Phenotyping Flowering in Canola (Brassica napus L.) and Estimating Seed Yield Using an Unmanned Aerial Vehicle-Based Imagery

Ti Zhang; Sally Vail; Hema S N Duddu; Isobel A P Parkin; Xulin Guo; Eric N Johnson; Steven J Shirtliffe

doi:10.3389/fpls.2021.686332

Phenotyping Flowering in Canola (Brassica napus L.) and Estimating Seed Yield Using an Unmanned Aerial Vehicle-Based Imagery

Front Plant Sci. 2021 Jun 17:12:686332. doi: 10.3389/fpls.2021.686332. eCollection 2021.

Authors

Ti Zhang¹, Sally Vail², Hema S N Duddu¹, Isobel A P Parkin², Xulin Guo³, Eric N Johnson¹, Steven J Shirtliffe¹

Affiliations

¹ Department of Plant Sciences, College of Agriculture and Bioresources, University of Saskatchewan, Saskatoon, SK, Canada.
² Saskatoon Research and Development Center, Agriculture and Agri-Food Canada, Saskatoon, SK, Canada.
³ Department of Geography and Planning, University of Saskatchewan, Saskatoon, SK, Canada.

Abstract

Phenotyping crop performance is critical for line selection and variety development in plant breeding.
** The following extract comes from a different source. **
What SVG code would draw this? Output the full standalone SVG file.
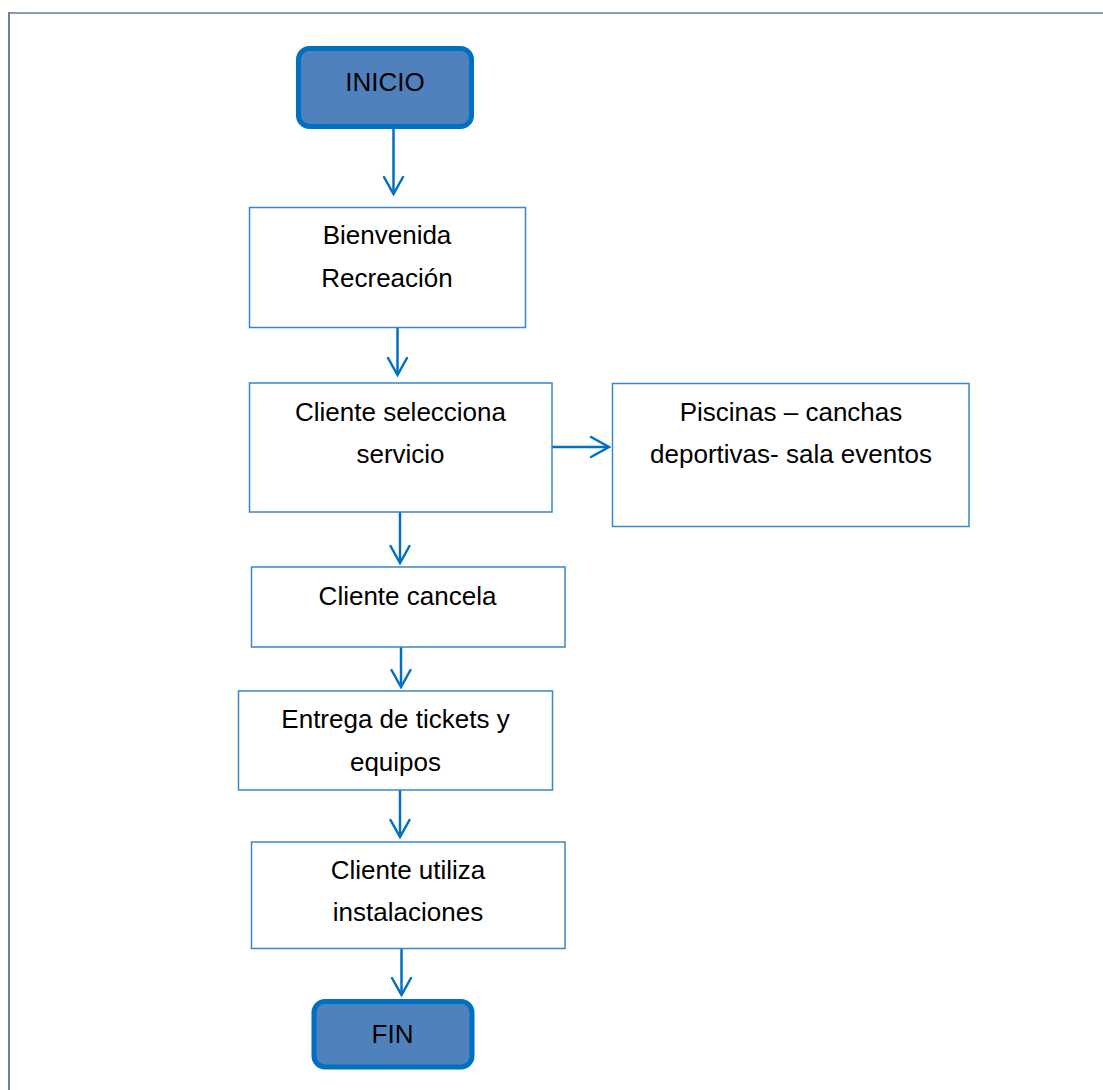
<svg xmlns="http://www.w3.org/2000/svg" width="1103" height="1090" viewBox="0 0 1103 1090">
<defs>
<style>
.box{fill:#ffffff;stroke:#3a87c8;stroke-width:1.5}
.term{fill:#4f81bd;stroke:#0070c0;stroke-width:5}
.t{font-family:"Liberation Sans",Arial,sans-serif;font-size:26px;fill:#000000;text-anchor:middle}
.c{fill:none;stroke:#0070c0;stroke-width:2.5}
.h{fill:none;stroke:#0070c0;stroke-width:2.5;stroke-linecap:round;stroke-linejoin:miter}
</style>
</defs>
<rect width="1103" height="1090" fill="#ffffff"/>
<g id="page-border">
<line x1="8" y1="13" x2="1103" y2="13" stroke="#8d9bae" stroke-width="2"/>
<line x1="9" y1="12" x2="9" y2="1090" stroke="#6f8099" stroke-width="2"/>
</g>
<g id="connectors">
<line class="c" x1="393.5" y1="129" x2="393.5" y2="193"/>
<polyline class="h" points="384,177 393.5,194 403,177"/>
<line class="c" x1="397.5" y1="325" x2="397.5" y2="374"/>
<polyline class="h" points="388,358 397.5,375 407,358"/>
<line class="c" x1="552" y1="447" x2="608" y2="447"/>
<polyline class="h" points="591,437 609,447 591,457"/>
<line class="c" x1="400" y1="500" x2="400" y2="562"/>
<polyline class="h" points="390.5,546 400,563 409.5,546"/>
<line class="c" x1="401" y1="647" x2="401" y2="686"/>
<polyline class="h" points="391.5,670 401,687 410.5,670"/>
<line class="c" x1="400" y1="790" x2="400" y2="836"/>
<polyline class="h" points="390.5,820 400,837 409.5,820"/>
<line class="c" x1="401.5" y1="948" x2="401.5" y2="994"/>
<polyline class="h" points="392,978 401.5,995 411,978"/>
</g>
<g id="inicio">
<rect class="term" x="298.5" y="48.5" width="173" height="78" rx="11"/>
<text class="t" x="385" y="91">INICIO</text>
</g>
<g id="bienvenida">
<rect class="box" x="249.5" y="207.5" width="276" height="120"/>
<text class="t" x="387" y="244">Bienvenida</text>
<text class="t" x="387" y="286.5">Recreación</text>
</g>
<g id="selecciona">
<rect class="box" x="249.5" y="383" width="302.5" height="129"/>
<text class="t" x="400.5" y="421">Cliente selecciona</text>
<text class="t" x="400.5" y="462.5">servicio</text>
</g>
<g id="piscinas">
<rect class="box" x="612.5" y="383.5" width="356.5" height="143"/>
<text class="t" x="791" y="421">Piscinas – canchas</text>
<text class="t" x="791" y="462.5">deportivas- sala eventos</text>
</g>
<g id="cancela">
<rect class="box" x="251.5" y="567" width="313.5" height="80"/>
<text class="t" x="407.5" y="605">Cliente cancela</text>
</g>
<g id="entrega">
<rect class="box" x="238.5" y="691" width="314" height="99"/>
<text class="t" x="395.5" y="728">Entrega de tickets y</text>
<text class="t" x="395.5" y="770.5">equipos</text>
</g>
<g id="utiliza">
<rect class="box" x="251.5" y="842" width="313.5" height="106.5"/>
<text class="t" x="408" y="879">Cliente utiliza</text>
<text class="t" x="408" y="921">instalaciones</text>
</g>
<g id="fin">
<rect class="term" x="314" y="1001.5" width="158" height="65.5" rx="11"/>
<text class="t" x="392.5" y="1042.5">FIN</text>
</g>
</svg>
Canola (Brassica napus L.) flowers, the bright yellow flowers, indeterminately increase over a protracted period. Flower production of canola plays an important role in yield determination. Yellowness of canola petals may be a critical reflectance signal and a good predictor of pod number and, therefore, seed yield. However, quantifying flowering based on traditional visual scales is subjective, time-consuming, and labor-consuming. Recent developments in phenotyping technologies using Unmanned Aerial Vehicles (UAVs) make it possible to effectively capture crop information and to predict crop yield via imagery. Our objectives were to investigate the application of vegetation indices in estimating canola flower numbers and to develop a descriptive model of canola seed yield. Fifty-six diverse Brassica genotypes, including 53 B. napus lines, two Brassica carinata lines, and a Brassica juncea variety, were grown near Saskatoon, SK, Canada from 2016 to 2018 and near Melfort and Scott, SK, Canada in 2017. Aerial imagery with geometric and radiometric corrections was collected through the flowering stage using a UAV mounted with a multispectral camera. We found that the normalized difference yellowness index (NDYI) was a useful vegetation index for representing canola yellowness, which is related to canola flowering intensity during the full flowering stage. However, the flowering pixel number estimated by the thresholding method improved the ability of NDYI to detect yellow flowers with coefficient of determination (R ²) ranging from 0.54 to 0.95. Moreover, compared with using a single image date, the NDYI-based flowering pixel numbers integrated over time covers more growth information and can be a good predictor of pod number and thus, canola yield with R ² up to 0.42. These results indicate that NDYI-based flowering pixel numbers can perform well in estimating flowering intensity. Integrated flowering intensity extracted from imagery over time can be a potential phenotype associated with canola seed yield.

Keywords: canola; flowering; multispectral camera; remote sensing; seed yield.